There might well be space in the Theodrama for critical and helpful questions, sometimes depending on the audience or performers, these rent accepted or heard, other times they are questions loaded with too much malice, cynicism or motive, and i know i struggle with getting this balance. What i struggle with as much though is hanging onto a kind of accepting faith when my inner cynic, cant keep quiet, and neither my mind and spirit is rarely still. Is it possible to be critical christian? – and yet still have a role to play in the overall drama, and also the day to day drama in the world.
In a way what right do I have to think of myself as a critic, how do I know the acts and wonders of God in the midst, prompting the faithful to new performances, what can I do but contribute to the performances and helping others with theirs. It is no relief to be like this, however much I might be a ‘product’ of a questioning culture. It makes it harder to see God in things, to relax in the transcendance space and to accept an innocent of God involved. Can a critical christian have faith – yes- it just might not be an innocent one anymore. In a way, that is ok. It is trying to find the grown up faith beyond and through the questions that I am struggling to find – when faith seems only to be about simplicity, innocence and acceptance. Can I still have faith, even more so. Is it a learning faith that retains curiosity (as part of our Humanity Acts 17) very much so.
There is no going back for me to naive innocent faith, once the can has been opened and new light has dawned.
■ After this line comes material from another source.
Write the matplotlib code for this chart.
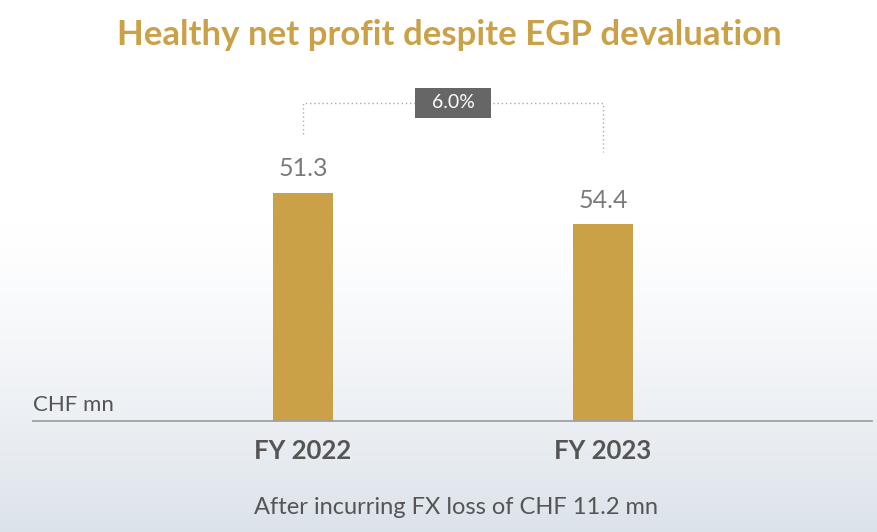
import numpy as np
import matplotlib

matplotlib.use("Agg")
import matplotlib.pyplot as plt

# ---------------------------------------------------------------
# Data
# ---------------------------------------------------------------
CATEGORIES = ["FY 2022", "FY 2023"]
VALUES = [51.3, 54.4]            # printed labels (CHF mn)
# the slide draws the bars at these relative heights (not to scale with labels)
BAR_HEIGHTS = [228, 197]
GROWTH_LABEL = "6.0%"
TITLE = "Healthy net profit despite EGP devaluation"
UNIT = "CHF mn"
FOOTNOTE = "After incurring FX loss of CHF 11.2 mn"

GOLD = "#CBA148"
GREY_TXT = "#7a7a7a"
DARK_TXT = "#555555"
BOX_GREY = "#666666"

W, H = 877, 532
plt.rcParams["font.family"] = ["Lato", "DejaVu Sans"]

fig = plt.figure(figsize=(W / 100, H / 100), dpi=100)

# background gradient (white top, pale blue-grey bottom)
bg = fig.add_axes([0, 0, 1, 1], zorder=0)
rows = np.linspace(0, 1, 256)
t = np.clip((rows - 0.42) / 0.58, 0, 1) ** 1.3
top = np.array([1.0, 1.0, 1.0])
bot = np.array([0.865, 0.89, 0.92])
grad = top[None, :] * (1 - t[:, None]) + bot[None, :] * t[:, None]
bg.imshow(grad[:, None, :], aspect="auto", extent=[0, 1, 1, 0])
bg.set_axis_off()

# main axes: baseline at y=421px, spanning x 33..872 px
ax_left, ax_right = 33 / W, 872 / W
ax_bottom, ax_top = (H - 421) / H, (H - 60) / H
ax = fig.add_axes([ax_left, ax_bottom, ax_right - ax_left, ax_top - ax_bottom], zorder=1)
ax.patch.set_alpha(0)

x = np.arange(len(CATEGORIES))
ax.bar(x, BAR_HEIGHTS, width=0.2, color=GOLD, zorder=2)
ax.set_xlim(-0.9, 1.897)
ax.set_ylim(0, 361)
for s in ["top", "right", "left"]:
    ax.spines[s].set_visible(False)
ax.spines["bottom"].set_color("#a0a0a0")
ax.spines["bottom"].set_linewidth(1.3)
ax.set_yticks([])
ax.set_xticks(x)
ax.set_xticklabels(CATEGORIES, fontsize=18.5, fontweight="bold", color=DARK_TXT)
ax.tick_params(axis="x", length=0, pad=13)

for xi, h, v in zip(x, BAR_HEIGHTS, VALUES):
    ax.annotate(f"{v:.1f}", (xi, h), xytext=(0, 9), textcoords="offset points",
                ha="center", va="bottom", fontsize=18, color=GREY_TXT)

# growth bracket
bracket_y = max(BAR_HEIGHTS) + 90
left_end = BAR_HEIGHTS[0] + 59
right_end = BAR_HEIGHTS[1] + 72
ax.plot([x[0], x[0], x[1], x[1]], [left_end, bracket_y, bracket_y, right_end],
        color="#aaaaaa", lw=1, ls=(0, (1, 2)), zorder=1)
ax.text((x[0] + x[1]) / 2, bracket_y, f"  {GROWTH_LABEL}  ", ha="center", va="center",
        fontsize=14, color="white", zorder=3,
        bbox=dict(boxstyle="square,pad=0.35", fc=BOX_GREY, ec="none"))

fig.text(449 / W, 1 - 35 / H, TITLE, ha="center", va="center",
         fontsize=25, fontweight="bold", color=GOLD)
fig.text(33 / W, 1 - 405 / H, UNIT, ha="left", va="center",
         fontsize=16, color=DARK_TXT)
fig.text(456 / W, 1 - 508 / H, FOOTNOTE, ha="center", va="center",
         fontsize=17, color=DARK_TXT)

fig.savefig("out.png", dpi=100)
But that is not either what we’re asked to have. We are meant to grow up in faith, and be aware that our critical nature is part of who we are, and so developing learning, being challenged must be part and parcel of discipleship, and despair and cynicism, like the psalms might be left to our moments of personal reflection, angst and anger. Help! i may be a critical christian thats lost his faith in evangelicalism, but that doesnt mean that i dont have a faith or purpose. What im trying to work out is how the beauty and mystery of God can be realised even with my critical nature as part of the deal. Does God accept our critical nature? take us as we are?